Thursday, April 24, 2014


On a recent training trip to one of the hospitals in the UK, I had reason to require the use of their toilet facilities while trying to familiarize myself with the hospital. Like a typical Nigerian who will rather not ask directions I trudged along till i found a toilet sign and hesitated before entering because - naturally - I expected it to be locked; but alas! The doors opened as if I had just shouted 'open Sesame!', I entered cautiously not knowing what I would find on the floor or in the toilet or... ahem on the wall.
All my fears turned out to be needless as I found a well kept toilet, with water (of course), soap and tissues! To cap it up there were mirrors and choice of hot and cold water!

I know I must be sounding bush now, like what is the big deal in all these?

Well,this was a hospital that people trooped in and out like a market.

Questions that came to my head were:

How could they possibly afford so much soap, and how come they had so much tissues to waste, you could literally wrap yourself from head to toe with the tissues provided and still have enough to lie down on (okay I exaggerate a little).

Back home I was on a visit to one of our local public hospitals and felt the familiar call of nature, I vowed not to respond to this call until I got home - but invariably the monsters in me kept tugging at my intestines and I had to give them my complete attention; I had no choice. I had to use a toilet in the facility.

I tried the approach I used in Uk and walked through the hospital hall looking for a toilet sign which I found after a little walk, the surrounding looked pretty decent and there was no queue at the door or people scrambling to use it; this was too good to be true! Elated I walked to it and turned the handle - then I understood, the door was locked! This was a toilet that in the grand design was made for general public use!

Not to be outfazed (and desperate) I played the doctor card and got the keys to the moderately well kept toilet with the usual old drug containers used to collect water for.... ahem cleaning up; no tissues, no soap anywhere in sight.

My mind went back to my hospital at work and how I've never dared to go inside the toilets patients use in my many years of working there (the view from several yards away might be responsible for this).

But i'm really curious to know, so please is there anyone out there that has ever used a toilet in a Nigerian public hospital? What was your experience like? Did you find tissues, soap or water? I really would like to know.

Another question, if by chance these were not available can you proffer a cause or a solution? Like maybe the astronomically high cost of tissues.


  1. How I smiled (in happiness)when I saw notification of your post in email dear Dr E!
    Never used a toilet you speak of as never been to Nigeria. Glad you found the ones in UK OK.
    So glad you are posting again.
    Anna :o]

  2. So good to hear from you Anna, I really hope I can sustain this....

  3. Lol '...astronomically high cost of tissues'.

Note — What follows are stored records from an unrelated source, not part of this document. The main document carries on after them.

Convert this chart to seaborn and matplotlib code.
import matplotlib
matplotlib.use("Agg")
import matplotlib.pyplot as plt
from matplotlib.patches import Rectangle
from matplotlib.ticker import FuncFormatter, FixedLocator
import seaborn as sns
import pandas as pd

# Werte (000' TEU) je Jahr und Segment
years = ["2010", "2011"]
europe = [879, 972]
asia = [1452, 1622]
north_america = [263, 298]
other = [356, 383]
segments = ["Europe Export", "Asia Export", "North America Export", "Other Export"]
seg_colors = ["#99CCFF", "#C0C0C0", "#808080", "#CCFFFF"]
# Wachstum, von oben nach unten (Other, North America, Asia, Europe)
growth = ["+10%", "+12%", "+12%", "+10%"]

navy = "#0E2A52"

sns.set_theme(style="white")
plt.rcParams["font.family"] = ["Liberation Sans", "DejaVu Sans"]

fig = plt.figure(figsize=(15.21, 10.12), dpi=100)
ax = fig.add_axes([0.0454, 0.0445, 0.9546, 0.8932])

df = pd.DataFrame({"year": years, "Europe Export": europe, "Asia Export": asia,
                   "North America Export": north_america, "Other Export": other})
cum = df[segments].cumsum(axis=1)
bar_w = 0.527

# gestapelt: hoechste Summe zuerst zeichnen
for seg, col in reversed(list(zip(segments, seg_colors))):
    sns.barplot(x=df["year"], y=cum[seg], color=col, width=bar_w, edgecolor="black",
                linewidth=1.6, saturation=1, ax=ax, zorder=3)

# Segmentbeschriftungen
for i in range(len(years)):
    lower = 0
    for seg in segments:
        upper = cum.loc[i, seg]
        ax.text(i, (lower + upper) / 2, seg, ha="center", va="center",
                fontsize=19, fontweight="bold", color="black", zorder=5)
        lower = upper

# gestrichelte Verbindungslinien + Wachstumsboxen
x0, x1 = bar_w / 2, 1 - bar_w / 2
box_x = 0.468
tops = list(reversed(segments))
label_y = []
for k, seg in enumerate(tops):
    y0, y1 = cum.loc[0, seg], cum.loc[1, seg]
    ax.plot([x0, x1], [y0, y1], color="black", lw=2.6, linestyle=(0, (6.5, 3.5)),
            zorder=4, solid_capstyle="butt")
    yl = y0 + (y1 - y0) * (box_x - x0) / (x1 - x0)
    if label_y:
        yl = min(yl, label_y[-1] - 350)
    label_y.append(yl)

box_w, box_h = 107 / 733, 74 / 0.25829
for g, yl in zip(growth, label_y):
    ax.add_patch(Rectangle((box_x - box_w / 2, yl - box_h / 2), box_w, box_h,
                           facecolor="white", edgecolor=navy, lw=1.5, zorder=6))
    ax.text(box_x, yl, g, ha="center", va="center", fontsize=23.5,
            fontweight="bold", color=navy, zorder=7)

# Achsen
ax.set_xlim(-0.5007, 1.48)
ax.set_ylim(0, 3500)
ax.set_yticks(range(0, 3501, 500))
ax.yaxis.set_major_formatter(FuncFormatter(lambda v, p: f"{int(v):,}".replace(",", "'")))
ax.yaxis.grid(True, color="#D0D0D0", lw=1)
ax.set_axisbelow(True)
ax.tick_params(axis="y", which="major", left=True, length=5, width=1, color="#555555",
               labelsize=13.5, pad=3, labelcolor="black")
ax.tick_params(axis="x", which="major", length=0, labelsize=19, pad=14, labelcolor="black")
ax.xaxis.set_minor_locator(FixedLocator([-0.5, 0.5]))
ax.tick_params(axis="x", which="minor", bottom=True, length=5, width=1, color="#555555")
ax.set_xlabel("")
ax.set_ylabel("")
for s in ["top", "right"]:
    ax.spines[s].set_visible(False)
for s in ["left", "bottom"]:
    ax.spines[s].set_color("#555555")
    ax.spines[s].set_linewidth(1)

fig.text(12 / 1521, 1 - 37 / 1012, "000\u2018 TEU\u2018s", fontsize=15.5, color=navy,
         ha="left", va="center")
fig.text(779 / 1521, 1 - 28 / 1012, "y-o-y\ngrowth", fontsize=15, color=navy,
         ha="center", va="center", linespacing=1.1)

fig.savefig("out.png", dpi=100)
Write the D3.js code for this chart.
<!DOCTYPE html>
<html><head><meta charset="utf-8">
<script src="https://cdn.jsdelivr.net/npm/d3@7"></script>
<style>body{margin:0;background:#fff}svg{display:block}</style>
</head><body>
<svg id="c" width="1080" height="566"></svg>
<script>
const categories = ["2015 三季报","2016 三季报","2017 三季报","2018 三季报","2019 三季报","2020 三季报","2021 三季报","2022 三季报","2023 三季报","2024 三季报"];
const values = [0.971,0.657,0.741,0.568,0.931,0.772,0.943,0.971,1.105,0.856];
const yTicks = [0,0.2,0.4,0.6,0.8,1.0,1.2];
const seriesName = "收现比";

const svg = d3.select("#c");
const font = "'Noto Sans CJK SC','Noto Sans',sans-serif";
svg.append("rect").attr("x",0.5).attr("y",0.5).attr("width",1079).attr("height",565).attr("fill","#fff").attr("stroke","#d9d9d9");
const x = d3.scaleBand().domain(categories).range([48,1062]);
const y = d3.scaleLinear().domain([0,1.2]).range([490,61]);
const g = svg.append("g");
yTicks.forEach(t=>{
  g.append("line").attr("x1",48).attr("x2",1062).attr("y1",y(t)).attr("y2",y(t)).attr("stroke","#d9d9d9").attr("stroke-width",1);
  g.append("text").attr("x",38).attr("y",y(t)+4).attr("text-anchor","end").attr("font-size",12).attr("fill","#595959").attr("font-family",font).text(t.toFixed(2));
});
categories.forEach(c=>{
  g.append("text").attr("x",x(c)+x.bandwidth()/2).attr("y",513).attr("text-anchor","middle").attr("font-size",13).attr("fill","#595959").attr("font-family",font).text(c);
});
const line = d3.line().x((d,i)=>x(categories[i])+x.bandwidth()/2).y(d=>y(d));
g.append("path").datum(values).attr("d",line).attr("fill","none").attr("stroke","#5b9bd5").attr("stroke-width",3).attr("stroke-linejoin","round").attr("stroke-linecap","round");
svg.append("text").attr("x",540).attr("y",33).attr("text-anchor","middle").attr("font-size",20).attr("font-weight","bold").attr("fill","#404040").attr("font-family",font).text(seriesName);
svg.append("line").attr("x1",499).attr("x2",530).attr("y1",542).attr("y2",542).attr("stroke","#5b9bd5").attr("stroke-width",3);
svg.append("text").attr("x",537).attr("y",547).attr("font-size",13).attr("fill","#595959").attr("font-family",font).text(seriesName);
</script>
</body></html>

    It's just one of the many dividends of corruption we have to deal with. Someone, somewhere decided to siphone money allocated for toilet maintenance and the result is what we see in our public hospitals. Even if you as an individual decide to make a change by making toilet paper available, somebody will still hoard it thinking it would be put to better use in their homes rather than the public toilet. I think accountability would go a long way in curbing it. If somebody is held accountable, maybe there'll be a change. Welcome back Doc!